== JOB ==
Which lines below hold the word "matplotlib"? Copy all of them.

== ENTRIES SUPPLIED ==
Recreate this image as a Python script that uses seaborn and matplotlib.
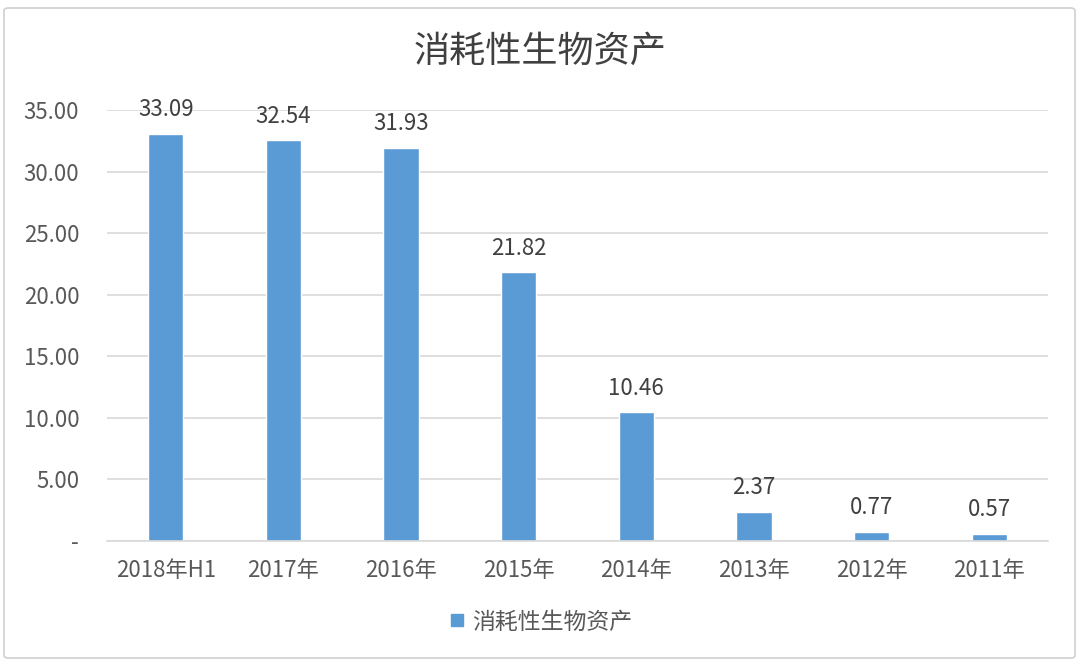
import matplotlib
matplotlib.use("Agg")
import matplotlib.pyplot as plt
import seaborn as sns
import pandas as pd
from matplotlib.patches import FancyBboxPatch
from matplotlib.lines import Line2D

categories = ["2018年H1", "2017年", "2016年", "2015年", "2014年", "2013年", "2012年", "2011年"]
values = [33.09, 32.54, 31.93, 21.82, 10.46, 2.37, 0.77, 0.57]
series_name = "消耗性生物资产"
yticks = [0, 5, 10, 15, 20, 25, 30, 35]
ytick_labels = ["-", "5.00", "10.00", "15.00", "20.00", "25.00", "30.00", "35.00"]

sns.set_theme(style="white")
plt.rcParams['font.family'] = ['Noto Sans CJK SC', 'DejaVu Sans']
plt.rcParams['font.weight'] = 'light'

W, H = 1080, 672
fig = plt.figure(figsize=(W/100, H/100), dpi=100)
fig.patch.set_facecolor("white")

# outer border
border = FancyBboxPatch((4/W, 1-658/H), (1075-4)/W, (658-8)/H,
                        boxstyle="round,pad=0,rounding_size=0.004",
                        transform=fig.transFigure, fill=False,
                        edgecolor="#D0D0D0", linewidth=1.2)
fig.patches.append(border)

ax = fig.add_axes([107/W, 1-541/H, (1048-107)/W, (541-110)/H])
df = pd.DataFrame({"cat": categories, "val": values})
bar_color = "#5B9BD5"
sns.barplot(data=df, x="cat", y="val", color=bar_color, width=0.30,
            saturation=1, ax=ax)

ax.set_ylim(0, 35)
ax.set_xlim(-0.5, len(categories) - 0.5)
ax.set_yticks(yticks)
ax.set_yticklabels(ytick_labels)
ax.yaxis.grid(True, color="#D9D9D9", linewidth=1.2)
ax.set_axisbelow(True)
for s in ["top", "right", "left"]:
    ax.spines[s].set_visible(False)
ax.spines["bottom"].set_color("#D9D9D9")
ax.spines["bottom"].set_linewidth(1.2)
ax.tick_params(axis="both", length=0, labelsize=16, colors="#595959")
ax.tick_params(axis="x", pad=13)
ax.tick_params(axis="y", pad=20)
ax.set_xlabel("")
ax.set_ylabel("")

for i, v in enumerate(values):
    ax.annotate(f"{v:.2f}", (i, v), xytext=(0, 9), textcoords="offset points",
                ha="center", va="bottom", fontsize=16, color="#404040")

fig.text(0.5, 1-52/H, series_name, ha="center", va="center",
         fontsize=26, color="#404040")

handle = Line2D([], [], marker="s", linestyle="none", markersize=8,
                markerfacecolor=bar_color, markeredgecolor=bar_color)
fig.legend([handle], [series_name], loc="center", bbox_to_anchor=(0.5, 1-622/H),
           frameon=False, fontsize=16.5, labelcolor="#595959",
           handlelength=0.8, handletextpad=0.3)

fig.savefig("out.png", dpi=100, facecolor="white")
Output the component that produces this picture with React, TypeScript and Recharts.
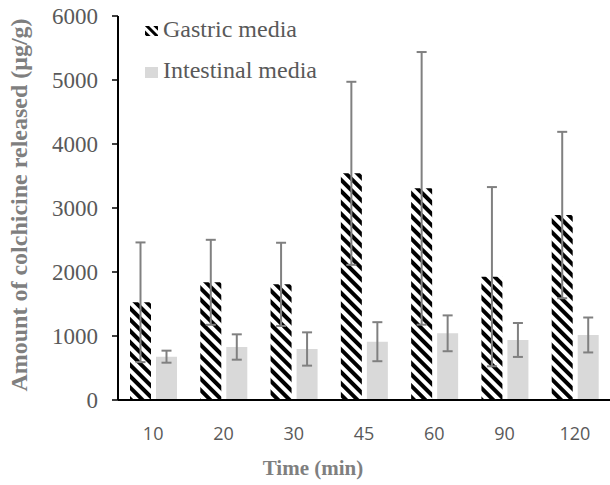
import React from 'react';
import { BarChart, Bar, XAxis, YAxis, ErrorBar } from 'recharts';

const categories = ['10', '20', '30', '45', '60', '90', '120'];
const seriesNames = ['Gastric media', 'Intestinal media'];
const gastric = [1527, 1839, 1807, 3542, 3307, 1927, 2890];
const gastricErr = [935, 664, 650, 1430, 2130, 1400, 1300];
const intestinal = [677, 828, 797, 911, 1042, 938, 1016];
const intestinalErr = [94, 198, 260, 305, 280, 265, 273];
const yTicks = [0, 1000, 2000, 3000, 4000, 5000, 6000];

const data = categories.map((c, i) => ({
  time: c,
  gastric: gastric[i],
  gastricErr: gastricErr[i],
  intestinal: intestinal[i],
  intestinalErr: intestinalErr[i],
}));

const serif = '"Liberation Serif", "Times New Roman", serif';
const sans = '"Open Sans", "Liberation Sans", sans-serif';

export default function App() {
  return (
    <div style={{ position: 'absolute', left: 0, top: 0, width: 610, height: 485, background: '#fff' }}>
      <BarChart
        width={610}
        height={485}
        data={data}
        margin={{ top: 16, right: 0, bottom: 0, left: 0 }}
        barSize={21}
        barGap={5}
      >
        <defs>
          <pattern id="hatch" patternUnits="userSpaceOnUse" width="8" height="8" patternTransform="rotate(-45)">
            <rect x="0" y="0" width="8" height="8" fill="#ffffff" />
            <rect x="0" y="0" width="4" height="8" fill="#000000" />
          </pattern>
        </defs>
        <XAxis
          dataKey="time"
          height={85}
          axisLine={{ stroke: '#000', strokeWidth: 2 }}
          tickLine={false}
          tickSize={0}
          tickMargin={27}
          tick={{ fill: '#595959', fontSize: 18, fontFamily: sans }}
          label={{
            value: 'Time (min)',
            content: () => (
              <text x={313} y={475} textAnchor="middle" fill="#7f7f7f" fontSize={21} fontWeight="bold" fontFamily={serif}>
                Time (min)
              </text>
            ),
          }}
        />
        <YAxis
          width={118}
          domain={[0, 6000]}
          ticks={yTicks}
          interval={0}
          axisLine={{ stroke: '#000', strokeWidth: 2 }}
          tickLine={{ stroke: '#000', strokeWidth: 1.5 }}
          tickSize={6}
          tickMargin={14}
          tick={{ fill: '#595959', fontSize: 23, fontFamily: serif }}
          label={{
            value: 'Amount of colchicine released (μg/g)',
            content: () => (
              <text
                x={27}
                y={205}
                transform="rotate(-90, 27, 205)"
                textAnchor="middle"
                fill="#7f7f7f"
                fontSize={24}
                fontWeight="bold"
                fontFamily={serif}
              >
                Amount of colchicine released (μg/g)
              </text>
            ),
          }}
        />
        <Bar dataKey="gastric" name={seriesNames[0]} fill="url(#hatch)" isAnimationActive={false}>
          <ErrorBar dataKey="gastricErr" width={5} stroke="#808080" strokeWidth={2} />
        </Bar>
        <Bar dataKey="intestinal" name={seriesNames[1]} fill="#d9d9d9" isAnimationActive={false}>
          <ErrorBar dataKey="intestinalErr" width={5} stroke="#808080" strokeWidth={2} />
        </Bar>
      </BarChart>
      <svg width={320} height={100} style={{ position: 'absolute', left: 0, top: 0, pointerEvents: 'none' }}>
        <defs>
          <pattern id="hatchLegend" patternUnits="userSpaceOnUse" width="6" height="6" patternTransform="rotate(-45)">
            <rect x="0" y="0" width="6" height="6" fill="#ffffff" />
            <rect x="0" y="0" width="3" height="6" fill="#000000" />
          </pattern>
        </defs>
        <rect x={145} y={26} width={13} height={10} fill="url(#hatchLegend)" />
        <text x={163} y={37} fill="#595959" fontSize={24} fontFamily={serif}>{seriesNames[0]}</text>
        <rect x={145} y={67} width={13} height={11} fill="#d9d9d9" />
        <text x={163} y={78} fill="#595959" fontSize={24} fontFamily={serif}>{seriesNames[1]}</text>
      </svg>
    </div>
  );
}
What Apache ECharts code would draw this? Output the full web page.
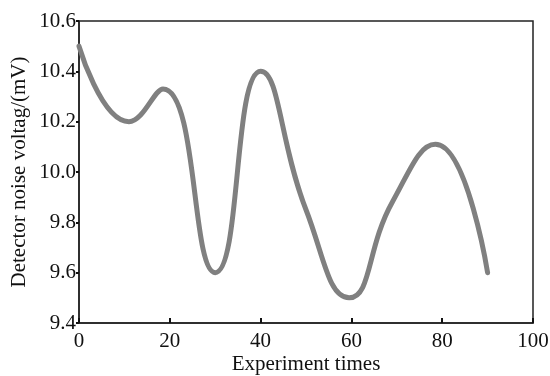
<!DOCTYPE html>
<html><head><meta charset="utf-8">
<script src="https://cdn.jsdelivr.net/npm/echarts@6/dist/echarts.min.js"></script>
<style>html,body{margin:0;padding:0;background:#fff}#c{width:550px;height:376px}</style>
</head><body><div id="c"></div>
<script>
var xValues = [0, 11, 18.5, 30, 40, 50, 59.5, 69, 78.5, 90];
var yValues = [10.5, 10.2, 10.33, 9.6, 10.4, 9.85, 9.5, 9.88, 10.11, 9.6];
var xTitle = 'Experiment times';
var yTitle = 'Detector noise voltag/(mV)';
var data = xValues.map(function(x, i){ return [x, yValues[i]]; });
var font = 'Liberation Serif';
var chart = echarts.init(document.getElementById('c'));
chart.setOption({
  animation: false,
  backgroundColor: '#fff',
  grid: {left: 79, right: 17, top: 21, bottom: 53, show: true, borderColor: '#222', borderWidth: 1.5,
    containLabel: false, outerBoundsMode: 'none'},
  xAxis: {
    type: 'value', min: 0, max: 100, interval: 20,
    name: xTitle, nameLocation: 'middle', nameGap: 31, nameMoveOverlap: false,
    nameTextStyle: {fontFamily: font, fontSize: 21, color: '#111'},
    axisLine: {lineStyle: {color: '#222', width: 1.5}},
    axisTick: {inside: true, length: 5, lineStyle: {color: '#111', width: 2}},
    axisLabel: {fontFamily: font, fontSize: 21, color: '#111', margin: 8},
    splitLine: {show: false}
  },
  yAxis: {
    type: 'value', min: 9.4, max: 10.6, interval: 0.2,
    name: yTitle, nameLocation: 'middle', nameGap: 49, nameMoveOverlap: false,
    nameTextStyle: {fontFamily: font, fontSize: 21, color: '#111'},
    axisLine: {lineStyle: {color: '#222', width: 1.5}},
    axisTick: {inside: false, length: 3, lineStyle: {color: '#111', width: 2}},
    axisLabel: {fontFamily: font, fontSize: 21, color: '#111', margin: 3,
      formatter: function(v){ return v.toFixed(1); }},
    splitLine: {show: false}
  },
  series: [{
    type: 'line', data: data, smooth: 0.5, showSymbol: false,
    lineStyle: {color: '#808080', width: 5, cap: 'round'}
  }]
});
</script></body></html>
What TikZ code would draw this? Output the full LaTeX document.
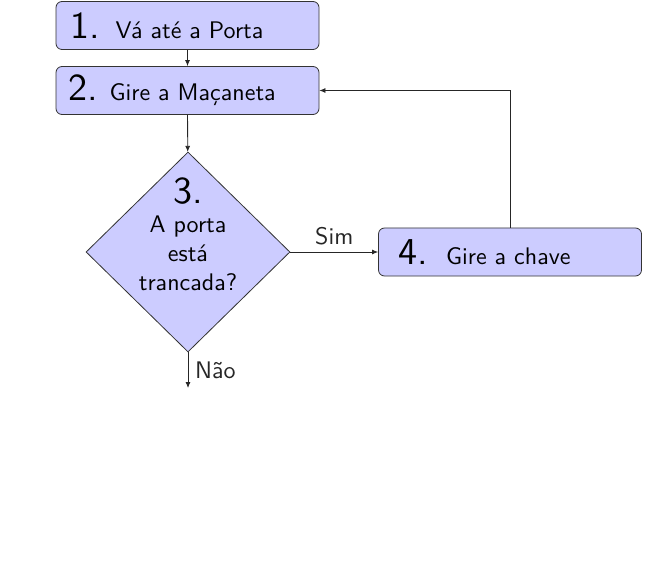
\documentclass[tikz,border=0pt]{standalone}
\usepackage{fontspec}
\setsansfont{lmsans10-regular.otf}
\usepackage{tikz}
\usetikzlibrary{arrows.meta,positioning,shapes.geometric}

\newcommand{\stepnum}[1]{{\fontsize{19}{21}\selectfont #1}}

\begin{document}
\begin{tikzpicture}[x=0.5pt,y=-0.5pt,font=\sffamily\fontsize{12}{14.5}\selectfont,
  passo/.style={draw=black!80,fill=blue!20,rounded corners=3pt,minimum width=131.5pt,minimum height=24pt,inner xsep=6pt,text width=119.5pt,align=left},
  decisao/.style={diamond,draw=black!80,fill=blue!20,minimum width=102pt,minimum height=100pt,inner sep=-20pt,text width=60pt,align=center},
  seta/.style={-{Latex[length=3pt,width=2.5pt]},black!85}]
\useasboundingbox (0,0) rectangle (651,571);

% Passos
\node[passo] (passo1) at (187.5,25.5) {\hspace*{1pt}\stepnum{1.}\hspace{8pt}Vá até a Porta};
\node[passo] (passo2) at (187.5,90.5) {\stepnum{2.} Gire a Maçaneta};
\node[passo] (passo4) at (510,252) {\hspace*{4pt}\stepnum{4.}\hspace{9pt}Gire a chave};

% Pergunta
\node[decisao] (pergunta) at (188,252) {\stepnum{3.}\\ A porta\\ está\\ trancada?\\[3pt]\mbox{}};
\coordinate (fim) at (188,388);

% Setas
\draw[seta] (passo1) -- (passo2);
\draw[seta] (passo2) -- (pergunta);
\draw[seta] (pergunta) -- node[above]{Sim} (passo4);
\draw[seta] (pergunta.south) -- node[right]{Não} (fim);
\draw[seta] (passo4.north) |- (passo2.east);
\end{tikzpicture}
\end{document}
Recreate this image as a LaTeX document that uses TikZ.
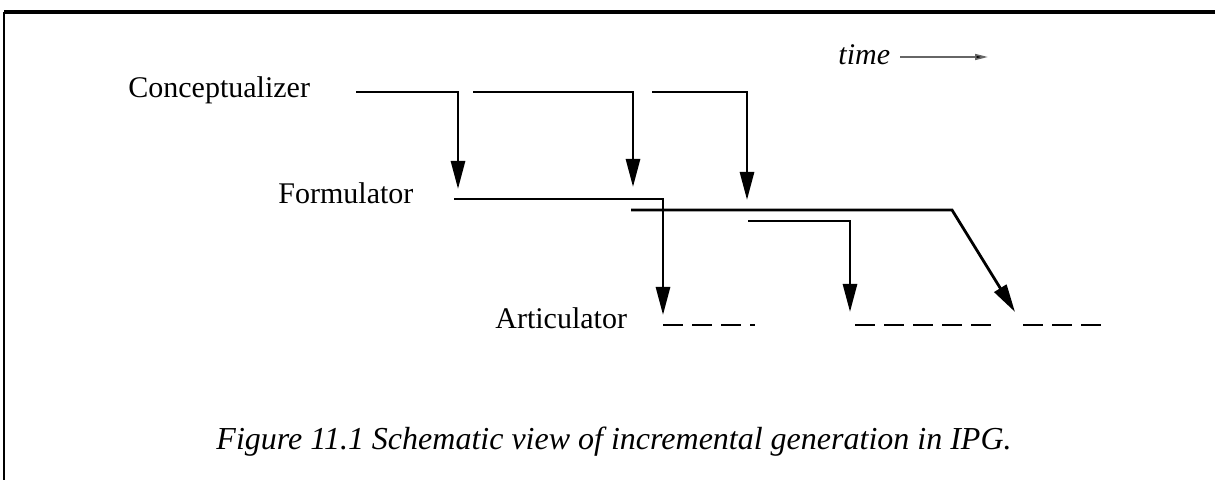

== CORRECT RESULT ==
Recreate this image as a Python script that uses seaborn and matplotlib.
import matplotlib
matplotlib.use("Agg")
import matplotlib.pyplot as plt
from matplotlib.patches import FancyBboxPatch
from matplotlib.lines import Line2D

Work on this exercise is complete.